┌─ Data excerpt
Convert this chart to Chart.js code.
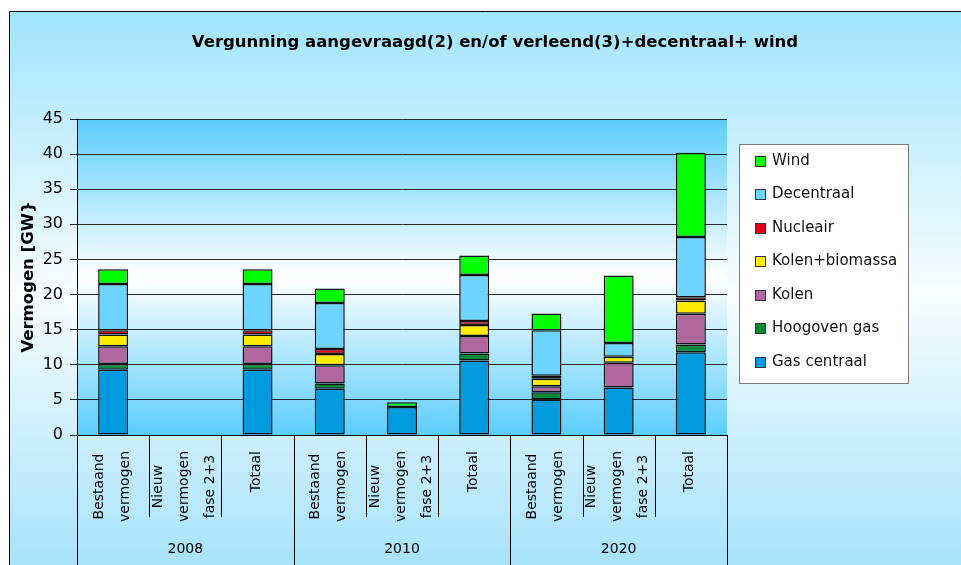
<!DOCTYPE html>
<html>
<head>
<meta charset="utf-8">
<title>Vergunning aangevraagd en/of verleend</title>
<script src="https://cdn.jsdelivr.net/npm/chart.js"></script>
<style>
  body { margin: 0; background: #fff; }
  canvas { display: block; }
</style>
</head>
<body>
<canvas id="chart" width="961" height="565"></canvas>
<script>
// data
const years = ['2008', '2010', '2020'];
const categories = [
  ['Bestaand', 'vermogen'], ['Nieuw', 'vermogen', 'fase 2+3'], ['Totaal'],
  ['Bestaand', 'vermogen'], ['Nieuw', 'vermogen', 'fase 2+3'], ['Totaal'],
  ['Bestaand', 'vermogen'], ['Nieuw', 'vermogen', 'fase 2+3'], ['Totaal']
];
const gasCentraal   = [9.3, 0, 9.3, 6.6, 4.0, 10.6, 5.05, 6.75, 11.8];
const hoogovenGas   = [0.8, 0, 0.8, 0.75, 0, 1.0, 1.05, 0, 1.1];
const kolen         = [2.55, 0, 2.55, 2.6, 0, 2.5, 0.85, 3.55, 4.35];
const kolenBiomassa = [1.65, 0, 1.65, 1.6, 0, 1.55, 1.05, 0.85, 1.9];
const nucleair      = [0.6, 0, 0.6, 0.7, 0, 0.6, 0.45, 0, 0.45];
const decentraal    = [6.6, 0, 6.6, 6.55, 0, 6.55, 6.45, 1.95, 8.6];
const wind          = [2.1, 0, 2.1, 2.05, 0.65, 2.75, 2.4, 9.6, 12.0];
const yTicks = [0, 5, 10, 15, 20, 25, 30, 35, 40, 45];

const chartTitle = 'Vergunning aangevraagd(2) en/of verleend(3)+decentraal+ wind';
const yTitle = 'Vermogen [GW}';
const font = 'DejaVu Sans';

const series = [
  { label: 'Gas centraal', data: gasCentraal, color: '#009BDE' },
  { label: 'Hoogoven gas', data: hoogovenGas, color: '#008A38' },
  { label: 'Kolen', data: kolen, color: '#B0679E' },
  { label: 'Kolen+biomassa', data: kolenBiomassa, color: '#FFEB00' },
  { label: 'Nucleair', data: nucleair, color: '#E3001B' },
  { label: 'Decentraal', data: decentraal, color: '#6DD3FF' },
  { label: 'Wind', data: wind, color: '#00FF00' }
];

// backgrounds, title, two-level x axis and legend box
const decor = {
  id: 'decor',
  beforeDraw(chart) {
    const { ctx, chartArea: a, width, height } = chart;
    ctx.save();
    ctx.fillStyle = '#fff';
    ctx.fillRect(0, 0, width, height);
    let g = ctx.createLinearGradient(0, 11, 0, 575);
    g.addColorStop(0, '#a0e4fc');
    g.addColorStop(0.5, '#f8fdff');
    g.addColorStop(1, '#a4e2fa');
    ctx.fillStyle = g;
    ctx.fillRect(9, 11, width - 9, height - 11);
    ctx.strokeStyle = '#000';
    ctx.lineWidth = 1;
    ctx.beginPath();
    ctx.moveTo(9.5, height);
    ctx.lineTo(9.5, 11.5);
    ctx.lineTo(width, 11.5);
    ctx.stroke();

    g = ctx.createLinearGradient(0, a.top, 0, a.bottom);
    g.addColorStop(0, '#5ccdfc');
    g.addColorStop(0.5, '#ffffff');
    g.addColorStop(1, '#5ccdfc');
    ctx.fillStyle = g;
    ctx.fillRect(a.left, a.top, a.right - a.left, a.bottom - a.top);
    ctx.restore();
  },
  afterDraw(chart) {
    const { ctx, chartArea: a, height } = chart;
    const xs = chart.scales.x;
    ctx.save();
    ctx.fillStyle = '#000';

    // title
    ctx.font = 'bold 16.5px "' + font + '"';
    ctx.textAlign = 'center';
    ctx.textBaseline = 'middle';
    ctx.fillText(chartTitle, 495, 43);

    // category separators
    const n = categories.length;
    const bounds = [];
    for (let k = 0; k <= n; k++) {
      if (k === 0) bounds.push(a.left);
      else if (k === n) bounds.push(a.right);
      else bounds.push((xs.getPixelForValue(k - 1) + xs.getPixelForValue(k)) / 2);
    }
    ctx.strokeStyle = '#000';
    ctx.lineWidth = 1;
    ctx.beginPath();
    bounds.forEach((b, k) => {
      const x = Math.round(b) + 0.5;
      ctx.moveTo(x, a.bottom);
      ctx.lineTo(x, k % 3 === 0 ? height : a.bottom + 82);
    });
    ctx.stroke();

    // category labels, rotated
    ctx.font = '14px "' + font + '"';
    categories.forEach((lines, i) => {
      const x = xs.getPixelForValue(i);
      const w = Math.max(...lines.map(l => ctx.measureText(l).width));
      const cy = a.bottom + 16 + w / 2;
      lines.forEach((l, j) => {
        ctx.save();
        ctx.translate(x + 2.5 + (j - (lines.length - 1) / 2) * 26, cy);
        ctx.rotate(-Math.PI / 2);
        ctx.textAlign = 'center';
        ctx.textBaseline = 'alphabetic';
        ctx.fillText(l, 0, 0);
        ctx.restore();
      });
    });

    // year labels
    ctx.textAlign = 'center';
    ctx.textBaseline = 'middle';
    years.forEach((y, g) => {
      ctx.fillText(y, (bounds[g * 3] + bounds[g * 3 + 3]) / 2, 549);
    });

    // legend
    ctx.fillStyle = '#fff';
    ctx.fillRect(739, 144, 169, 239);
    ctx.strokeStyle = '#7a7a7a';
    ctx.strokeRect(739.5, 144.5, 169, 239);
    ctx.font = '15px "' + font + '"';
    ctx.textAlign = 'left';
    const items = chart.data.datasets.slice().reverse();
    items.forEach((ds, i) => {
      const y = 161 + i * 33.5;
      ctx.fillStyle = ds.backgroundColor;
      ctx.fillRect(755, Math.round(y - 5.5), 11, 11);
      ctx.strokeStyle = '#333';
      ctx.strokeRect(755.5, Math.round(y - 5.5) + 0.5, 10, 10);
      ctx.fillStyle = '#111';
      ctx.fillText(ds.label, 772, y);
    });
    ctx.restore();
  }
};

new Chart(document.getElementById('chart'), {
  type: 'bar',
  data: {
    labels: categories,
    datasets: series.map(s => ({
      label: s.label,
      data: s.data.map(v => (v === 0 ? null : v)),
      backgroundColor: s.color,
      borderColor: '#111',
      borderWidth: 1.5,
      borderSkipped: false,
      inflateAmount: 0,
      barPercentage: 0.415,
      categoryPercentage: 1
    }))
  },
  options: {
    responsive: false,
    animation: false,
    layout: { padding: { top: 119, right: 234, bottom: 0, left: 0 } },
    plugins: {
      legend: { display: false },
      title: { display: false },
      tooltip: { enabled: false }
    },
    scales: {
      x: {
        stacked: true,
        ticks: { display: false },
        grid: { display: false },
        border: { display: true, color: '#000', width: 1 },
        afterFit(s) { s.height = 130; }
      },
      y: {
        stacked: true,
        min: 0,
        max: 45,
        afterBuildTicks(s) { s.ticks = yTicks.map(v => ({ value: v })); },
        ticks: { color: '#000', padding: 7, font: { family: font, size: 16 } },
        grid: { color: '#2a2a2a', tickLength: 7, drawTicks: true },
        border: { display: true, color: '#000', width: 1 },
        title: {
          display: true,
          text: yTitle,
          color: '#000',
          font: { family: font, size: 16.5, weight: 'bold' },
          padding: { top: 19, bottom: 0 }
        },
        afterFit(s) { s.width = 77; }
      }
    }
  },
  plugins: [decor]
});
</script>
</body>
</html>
└─
Your task: The lines from the start of the data through the line that contains "const font = 'DejaVu Sans';" are to be returned exactly, please, with both ends included and every picture left out.

Task solution:
Convert this chart to Chart.js code.
<!DOCTYPE html>
<html>
<head>
<meta charset="utf-8">
<title>Vergunning aangevraagd en/of verleend</title>
<script src="https://cdn.jsdelivr.net/npm/chart.js"></script>
<style>
  body { margin: 0; background: #fff; }
  canvas { display: block; }
</style>
</head>
<body>
<canvas id="chart" width="961" height="565"></canvas>
<script>
// data
const years = ['2008', '2010', '2020'];
const categories = [
  ['Bestaand', 'vermogen'], ['Nieuw', 'vermogen', 'fase 2+3'], ['Totaal'],
  ['Bestaand', 'vermogen'], ['Nieuw', 'vermogen', 'fase 2+3'], ['Totaal'],
  ['Bestaand', 'vermogen'], ['Nieuw', 'vermogen', 'fase 2+3'], ['Totaal']
];
const gasCentraal   = [9.3, 0, 9.3, 6.6, 4.0, 10.6, 5.05, 6.75, 11.8];
const hoogovenGas   = [0.8, 0, 0.8, 0.75, 0, 1.0, 1.05, 0, 1.1];
const kolen         = [2.55, 0, 2.55, 2.6, 0, 2.5, 0.85, 3.55, 4.35];
const kolenBiomassa = [1.65, 0, 1.65, 1.6, 0, 1.55, 1.05, 0.85, 1.9];
const nucleair      = [0.6, 0, 0.6, 0.7, 0, 0.6, 0.45, 0, 0.45];
const decentraal    = [6.6, 0, 6.6, 6.55, 0, 6.55, 6.45, 1.95, 8.6];
const wind          = [2.1, 0, 2.1, 2.05, 0.65, 2.75, 2.4, 9.6, 12.0];
const yTicks = [0, 5, 10, 15, 20, 25, 30, 35, 40, 45];

const chartTitle = 'Vergunning aangevraagd(2) en/of verleend(3)+decentraal+ wind';
const yTitle = 'Vermogen [GW}';
const font = 'DejaVu Sans';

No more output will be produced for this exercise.